SG [03:28:06] In Sudbury.

 

JS [03:28:07] In Sudbury, yeah.  It was quite different.  We used to have picnics.  We’d get several hundred people, close to a thousand people at one time, down at the bloody, for picnics, Labour Day picnic or something. Those things have changed.

 

JS [03:28:30] When we were fairly fighting the Steelworkers, they raided us about a hundred-odd times and they had 19 votes against us. We won every one. We were doing all this stuff and it was continual raids all the time, every day. We never had a day in our existence where we didn’t have somebody raiding us.  That was my job, keeping tabs on all of that and keeping the organization.

 

JS [03:28:59] The commitment we made to the CCU. If you look at all these unions that I helped to form, now I was the instrument from it. Everybody’s got to understand that I was just the instrument.   Our members supported me doing it. They were paying my dues. I never put one bill into the CCU and directly helped to organize CASAW, CUTE, and ICTU.  All those spent an enormous amount of time with their rank and file leadership teaching them how to do it and all that. All of that stuff was done but I never once billed the CCU for any of that.

 

JS [03:29:39] We took a decision, years ago, when the guys in Yellowknife wanted the join the union.  They contacted Rowley. We had a difference of opinion on that and I think that was a mistake that they made. They thought that they should join CASAW.  CASAW, we’d helped to organize and that, but we’d done a lot of the work for them. We set up seminars and that for them and conducting trade union.  George Brown went up there, Peter Cameron up there. I went up there teaching seminars and stuff like that. We done the organizing, we organized the place for them. Here it was choose between tweedle dee and tweedle dum.  We never made a big deal about that.  Kent’s from back East, thought well Yellowknife search of the map looks at it and Kitimat there, that’s the northern community having a union.
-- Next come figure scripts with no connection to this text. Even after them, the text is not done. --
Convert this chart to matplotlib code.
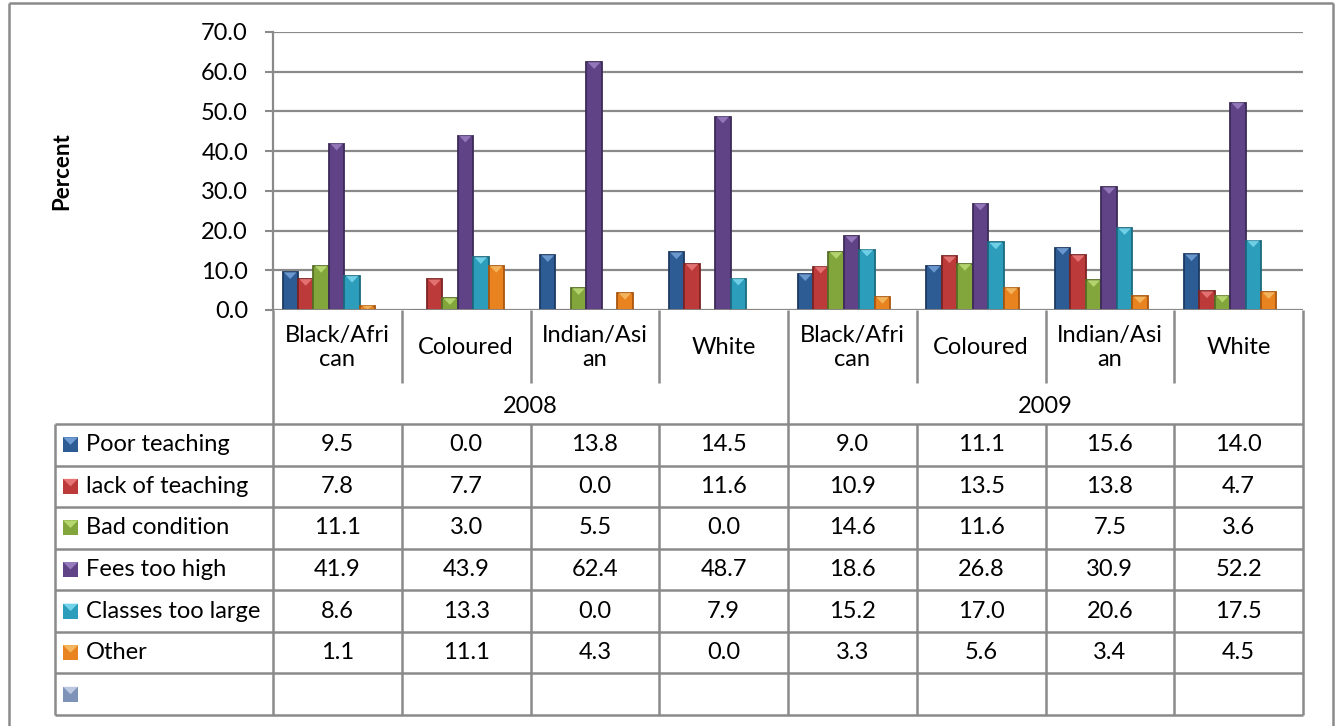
import matplotlib
matplotlib.use("Agg")
import matplotlib.pyplot as plt
from matplotlib.patches import Rectangle, Polygon
import numpy as np

plt.rcParams['font.family'] = ['Lato', 'DejaVu Sans']

# ---- data -------------------------------------------------------------
groups = ["Black/Afri\ncan", "Coloured", "Indian/Asi\nan", "White",
          "Black/Afri\ncan", "Coloured", "Indian/Asi\nan", "White"]
years = ["2008", "2009"]
series_names = ["Poor teaching", "lack of teaching", "Bad condition",
                "Fees too high", "Classes too large", "Other"]
poor_teaching = [9.5, 0.0, 13.8, 14.5, 9.0, 11.1, 15.6, 14.0]
lack_of_teaching = [7.8, 7.7, 0.0, 11.6, 10.9, 13.5, 13.8, 4.7]
bad_condition = [11.1, 3.0, 5.5, 0.0, 14.6, 11.6, 7.5, 3.6]
fees_too_high = [41.9, 43.9, 62.4, 48.7, 18.6, 26.8, 30.9, 52.2]
classes_too_large = [8.6, 13.3, 0.0, 7.9, 15.2, 17.0, 20.6, 17.5]
other = [1.1, 11.1, 4.3, 0.0, 3.3, 5.6, 3.4, 4.5]
series_values = [poor_teaching, lack_of_teaching, bad_condition,
                 fees_too_high, classes_too_large, other]
yticks = [0, 10, 20, 30, 40, 50, 60, 70]

colors = ["#2d5b94", "#bd3a3a", "#83a63c", "#5f4386", "#2c9dbb", "#e8831f"]
edge_colors = ["#1c3a62", "#7d2323", "#566e25", "#3d2a58", "#1b6a7f", "#a9560e"]
top_colors = ["#7aa7dc", "#ef7f7f", "#c0e07a", "#9f84c6", "#7fdcf2", "#f7c06a"]
blank_color = "#7f93b8"

W, H = 1337, 726
fig = plt.figure(figsize=(W / 100, H / 100), dpi=100)
fig.patch.set_facecolor("white")

def fx(px):
    return px / W

def fy(py):
    return 1 - py / H

FS = 17
grid_c = "#8a8a8a"
ax_left, ax_right, ax_top, ax_bot = 273, 1303, 32, 310

# ---- bar chart --------------------------------------------------------
ax = fig.add_axes([fx(ax_left), fy(ax_bot), fx(ax_right - ax_left),
                   (ax_bot - ax_top) / H])
# bars sit slightly left of the table columns
shift = 0.066
ax.set_xlim(-0.5 + shift, len(groups) - 0.5 + shift)
ax.set_ylim(0, 70)
ax.set_yticks(yticks)
ax.set_yticklabels([f"{v:.1f}" for v in yticks], fontsize=FS)
ax.tick_params(axis="y", length=6, width=1.5, color=grid_c, pad=12)
ax.set_xticks([])
ax.grid(axis="y", color=grid_c, linewidth=1.6)
ax.set_axisbelow(True)
for s in ["top", "right", "bottom"]:
    ax.spines[s].set_visible(False)
ax.spines["left"].set_color(grid_c)
ax.spines["left"].set_linewidth(1.6)
ax.set_ylabel("Percent", fontsize=FS - 1, fontweight="bold")
ax.yaxis.set_label_coords((72 - ax_left) / (ax_right - ax_left), 0.5)

n = len(series_values)
bw = 0.12
x = np.arange(len(groups))
tri_h = 1.7
for i, vals in enumerate(series_values):
    xs = x + (i - (n - 1) / 2) * bw
    ax.bar(xs, vals, width=bw, color=colors[i], edgecolor=edge_colors[i],
           linewidth=1.3, zorder=3)
    for xc, v in zip(xs, vals):
        if v <= 0:
            continue
        d = min(tri_h, v * 0.8)
        tri = Polygon([(xc - bw / 2 + 0.01, v), (xc + bw / 2 - 0.01, v),
                       (xc, v - d)], closed=True, facecolor=top_colors[i],
                      edgecolor="none", alpha=0.8, zorder=4)
        ax.add_patch(tri)
ax.axhline(0, color=grid_c, linewidth=2, zorder=5)

# ---- table overlay ----------------------------------------------------
ov = fig.add_axes([0, 0, 1, 1])
ov.set_xlim(0, W)
ov.set_ylim(H, 0)
ov.axis("off")

line_kw = dict(color=grid_c, linewidth=1.8, solid_capstyle="butt")

# outer chart frame
ov.plot([9, 1333], [3, 3], **line_kw)
ov.plot([9, 9], [3, H + 5], **line_kw)
ov.plot([1333, 1333], [3, H + 5], **line_kw)

col_w = (ax_right - ax_left) / len(groups)
col_x = [ax_left + k * col_w for k in range(len(groups) + 1)]
cat_bot = 383
year_bot = 424
n_rows = n + 1
row_h = (715 - year_bot) / n_rows
row_y = [year_bot + k * row_h for k in range(n_rows + 1)]
leg_left = 55

# category label row
for k in range(len(groups) + 1):
    if k in (0, len(groups) // 2, len(groups)):
        ov.plot([col_x[k], col_x[k]], [ax_bot, 715], **line_kw)
    else:
        ov.plot([col_x[k], col_x[k]], [ax_bot, cat_bot], **line_kw)
        ov.plot([col_x[k], col_x[k]], [year_bot, 715], **line_kw)
for k, g in enumerate(groups):
    ov.text((col_x[k] + col_x[k + 1]) / 2, (ax_bot + cat_bot) / 2 + 1, g,
            ha="center", va="center", fontsize=FS, linespacing=1.2)
half = len(groups) // 2
for j, yr in enumerate(years):
    ov.text((col_x[j * half] + col_x[(j + 1) * half]) / 2,
            (cat_bot + year_bot) / 2 + 3, yr, ha="center", va="center",
            fontsize=FS)

# data rows
for ry in row_y:
    ov.plot([leg_left, ax_right], [ry, ry], **line_kw)
ov.plot([leg_left, leg_left], [year_bot, 715], **line_kw)

def legend_key(x0, y0, size, face, top):
    ov.add_patch(Rectangle((x0, y0), size, size, facecolor=face,
                           edgecolor="none"))
    ov.add_patch(Polygon([(x0, y0), (x0 + size, y0),
                          (x0 + size / 2, y0 + size / 2)], closed=True,
                         facecolor=top, edgecolor="none", alpha=0.85))

key = 15
for i, (name, vals) in enumerate(zip(series_names, series_values)):
    yc = (row_y[i] + row_y[i + 1]) / 2
    legend_key(63, yc - key / 2, key, colors[i], top_colors[i])
    ov.text(86, yc, name, ha="left", va="center", fontsize=FS)
    for k, v in enumerate(vals):
        ov.text((col_x[k] + col_x[k + 1]) / 2, yc, f"{v:.1f}",
                ha="center", va="center", fontsize=FS)
yc = (row_y[-2] + row_y[-1]) / 2
legend_key(63, yc - key / 2, key, blank_color, "#c6d2e8")

fig.savefig("out.png", dpi=100, facecolor="white")
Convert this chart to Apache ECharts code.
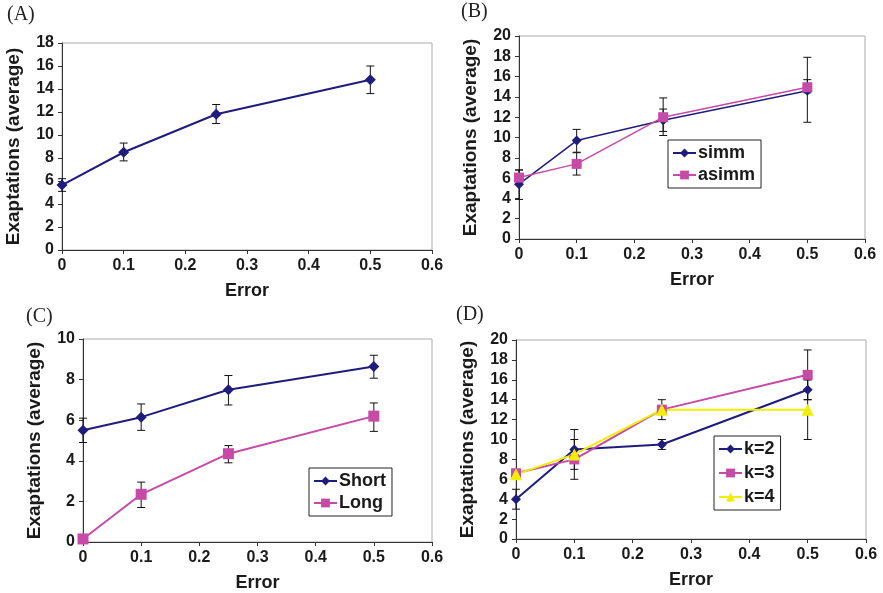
<!DOCTYPE html>
<html>
<head>
<meta charset="utf-8">
<script src="https://cdn.jsdelivr.net/npm/echarts@6/dist/echarts.min.js"></script>
<style>
  html, body { margin: 0; padding: 0; background: #fff; }
  #show { width: 883px; height: 593px; }
</style>
</head>
<body>
<div id="show"></div>
<script>
// x positions (error rate)
var errors = [0, 0.1, 0.25, 0.5];

// panel A
var aMean = [5.65, 8.5, 11.8, 14.8];
var aLow  = [5.1, 7.75, 11.0, 13.6];
var aHigh = [6.2, 9.3, 12.65, 16.0];

// panel B
var simmMean  = [5.4, 9.7, 11.7, 14.6];
var simmLow   = [3.9, 8.55, 10.6, 11.5];
var simmHigh  = [6.8, 10.8, 12.8, 17.9];
var asimmMean = [6.05, 7.4, 12.0, 14.95];
var asimmLow  = [5.4, 6.3, 10.2, 14.4];
var asimmHigh = [6.8, 8.5, 13.9, 15.7];

// panel C
var shortMean = [5.5, 6.15, 7.5, 8.65];
var shortLow  = [4.9, 5.5, 6.75, 8.07];
var shortHigh = [6.1, 6.8, 8.2, 9.2];
var longMean  = [0.15, 2.35, 4.35, 6.2];
var longLow   = [0.15, 1.7, 3.9, 5.45];
var longHigh  = [0.15, 2.95, 4.75, 6.85];

// panel D
var k2Mean = [4, 9, 9.5, 15];
var k2Low  = [3, 7, 9, 14];
var k2High = [5, 11, 10, 16];
var k3Mean = [6.6, 8, 13, 16.5];
var k3Low  = [6.2, 6, 12, 14];
var k3High = [7, 10, 14, 19];
var k4Mean = [6.5, 8.5, 13, 13];
var k4Low  = [6.3, 8, 12.8, 10];
var k4High = [6.7, 9, 13.2, 16];

var navy = '#1f1c7c';
var pink = '#c64aa6';
var yellow = '#f2ee00';
var font = 'Liberation Sans, Arial, sans-serif';

var myChart = echarts.init(document.getElementById('show'));

function pts(mean) {
    return errors.map(function (x, i) { return [x, mean[i]]; });
}
function bars(low, high) {
    return errors.map(function (x, i) { return [x, low[i], high[i]]; });
}

function errorBar(idx, low, high) {
    return {
        type: 'custom',
        xAxisIndex: idx,
        yAxisIndex: idx,
        silent: true,
        z: 1,
        data: bars(low, high),
        renderItem: function (params, api) {
            var lo = api.coord([api.value(0), api.value(1)]);
            var hi = api.coord([api.value(0), api.value(2)]);
            var w = 4;
            var st = { stroke: '#111', lineWidth: 1 };
            return {
                type: 'group',
                children: [
                    { type: 'line', shape: { x1: lo[0], y1: lo[1], x2: hi[0], y2: hi[1] }, style: st },
                    { type: 'line', shape: { x1: lo[0] - w, y1: lo[1], x2: lo[0] + w, y2: lo[1] }, style: st },
                    { type: 'line', shape: { x1: hi[0] - w, y1: hi[1], x2: hi[0] + w, y2: hi[1] }, style: st }
                ]
            };
        }
    };
}

function line(idx, name, mean, color, symbol, size, width) {
    return {
        type: 'line',
        name: name,
        xAxisIndex: idx,
        yAxisIndex: idx,
        data: pts(mean),
        symbol: symbol,
        symbolSize: size,
        z: 3,
        lineStyle: { color: color, width: width },
        itemStyle: { color: color }
    };
}

var grids = [
    { left: 62, top: 43, width: 370, height: 207 },
    { left: 519, top: 36, width: 346, height: 203 },
    { left: 83, top: 339, width: 349, height: 203 },
    { left: 516, top: 340, width: 350, height: 199 }
];
var yMax = [18, 20, 10, 20];

var xAxes = [], yAxes = [];
grids.forEach(function (g, i) {
    g.show = true;
    g.borderColor = '#aaa';
    g.borderWidth = 1;
    g.backgroundColor = '#fff';
    xAxes.push({
        gridIndex: i, type: 'value', min: 0, max: 0.6, interval: 0.1,
        name: 'Error', nameLocation: 'middle', nameGap: 32,
        nameTextStyle: { fontFamily: font, fontWeight: 'bold', fontSize: 18, color: '#1a1a1a' },
        axisLine: { lineStyle: { color: '#333' } },
        axisTick: { show: true, length: 4, lineStyle: { color: '#333' } },
        splitLine: { show: false },
        axisLabel: {
            fontFamily: font, fontWeight: 'bold', fontSize: 16, color: '#1a1a1a', margin: 8,
            formatter: function (v) { return v === 0 ? '0' : v.toFixed(1); }
        }
    });
    yAxes.push({
        gridIndex: i, type: 'value', min: 0, max: yMax[i], interval: 2,
        name: 'Exaptations (average)', nameLocation: 'middle', nameGap: 39,
        nameTextStyle: { fontFamily: font, fontWeight: 'bold', fontSize: 19, color: '#1a1a1a' },
        axisLine: { show: true, lineStyle: { color: '#333' } },
        axisTick: { show: true, length: 4, lineStyle: { color: '#333' } },
        splitLine: { show: false },
        axisLabel: { fontFamily: font, fontWeight: 'bold', fontSize: 16, color: '#1a1a1a', margin: 8 }
    });
});

var legendBase = {
    orient: 'vertical',
    backgroundColor: '#fff',
    borderColor: '#222',
    borderWidth: 1,
    borderRadius: 0,
    itemWidth: 23,
    itemHeight: 11,
    itemGap: 5,
    padding: [4, 6, 4, 4],
    textStyle: { fontFamily: font, fontWeight: 'bold', fontSize: 18, color: '#1a1a1a', padding: [0, 0, 0, -3] }
};
function legend(data, left, top, gap) {
    return Object.assign({}, legendBase, { data: data, left: left, top: top, itemGap: gap });
}

var option = {
    animation: false,
    backgroundColor: '#fff',
    title: [
        { text: '(A)', left: 7, top: 5 },
        { text: '(B)', left: 461, top: 2 },
        { text: '(C)', left: 26, top: 307 },
        { text: '(D)', left: 456, top: 305 }
    ].map(function (t) {
        t.textStyle = { fontFamily: 'Liberation Serif, Times New Roman, serif', fontWeight: 'normal', fontSize: 20, color: '#222' };
        t.padding = 0;
        return t;
    }),
    grid: grids,
    xAxis: xAxes,
    yAxis: yAxes,
    legend: [
        legend(['simm', 'asimm'], 668, 140, 4),
        legend(['Short', 'Long'], 309, 468, 4),
        legend(['k=2', 'k=3', 'k=4'], 714, 436, 6)
    ],
    series: [
        errorBar(0, aLow, aHigh),
        line(0, 'A', aMean, navy, 'diamond', 11, 2),

        errorBar(1, simmLow, simmHigh),
        errorBar(1, asimmLow, asimmHigh),
        line(1, 'simm', simmMean, navy, 'diamond', 10, 1.5),
        line(1, 'asimm', asimmMean, pink, 'rect', 10, 1.5),

        errorBar(2, shortLow, shortHigh),
        errorBar(2, longLow, longHigh),
        line(2, 'Short', shortMean, navy, 'diamond', 11, 2),
        line(2, 'Long', longMean, pink, 'rect', 11, 2),

        errorBar(3, k2Low, k2High),
        errorBar(3, k3Low, k3High),
        errorBar(3, k4Low, k4High),
        line(3, 'k=2', k2Mean, navy, 'diamond', 10, 2),
        line(3, 'k=3', k3Mean, pink, 'rect', 10, 2),
        line(3, 'k=4', k4Mean, yellow, 'triangle', 12, 2)
    ]
};
myChart.setOption(option);
</script>
</body>
</html>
He forgot to get from one to the other you had to come down here to go there.  It was a two day trip where it could be a one day trip. That sort of stuff. Now, they took the decision back East that they thought it was better to have the guys in Kitimat going to Yellowknife.  I said I thought you were wrong. I thought, you know, if anybody’s going to do it, we should do it. They said no. I accepted the thing. Who organized the Yellowknife mine? I went up there. I had to do all the stuff. Wrote the bloody founding bloody thing, done all the work, wrote all the leaflets for it and all that. We looked on the CCU, as if we were an endemic part of that.  We helped to build it, which we did. The interesting thing is, of course, when we merged, many of the so-called leaders in that lot, said, ‘No, our members will never go for that.’  Well, their members did go for it because once they looked at it. We joined.  The CTCU joined.  CASAW joined. CUTE, and all the rest, all joined there.

 

JS [03:31:47] I think that the proof is in the pudding.  There was 70 percent in American unions when I got started.  Now, don’t get me—I’ve no grandiose thoughts that I did it.  I’m just saying I was part of the struggle, and an integral part of it. When we started there was 70 percent in U.S.-based unions.  When we finished our job, when I left, there was only 35 percent in American-based unions. Unions like the Chemical Workers, the IWA, who finished up going back to the Steelworkers, because somebody got paid up.  I know all about that.  Just like the original Mine-Mill deal, Harvey Murphy and all them guys got their pension from the Steelworkers.

 

IM [03:32:32] Okay. A silly question in closing, perhaps.

 

SG [03:32:35] Okay.

 

IM [03:32:37] If it was 1952, and you had a time machine that went back then, would you do the same thing all over again?

 

JS [03:32:41] No. (laughter)

 

Jess Succamore arrived in Canada from England in 1952. He worked in a variety of jobs around British Columbia. He is best known for leading the campaign for independent Canadian unions. In this lengthy interview, Succamore recalls his relationships with many labour figures, strikes, organizing and internal disputes spanning more than five decades.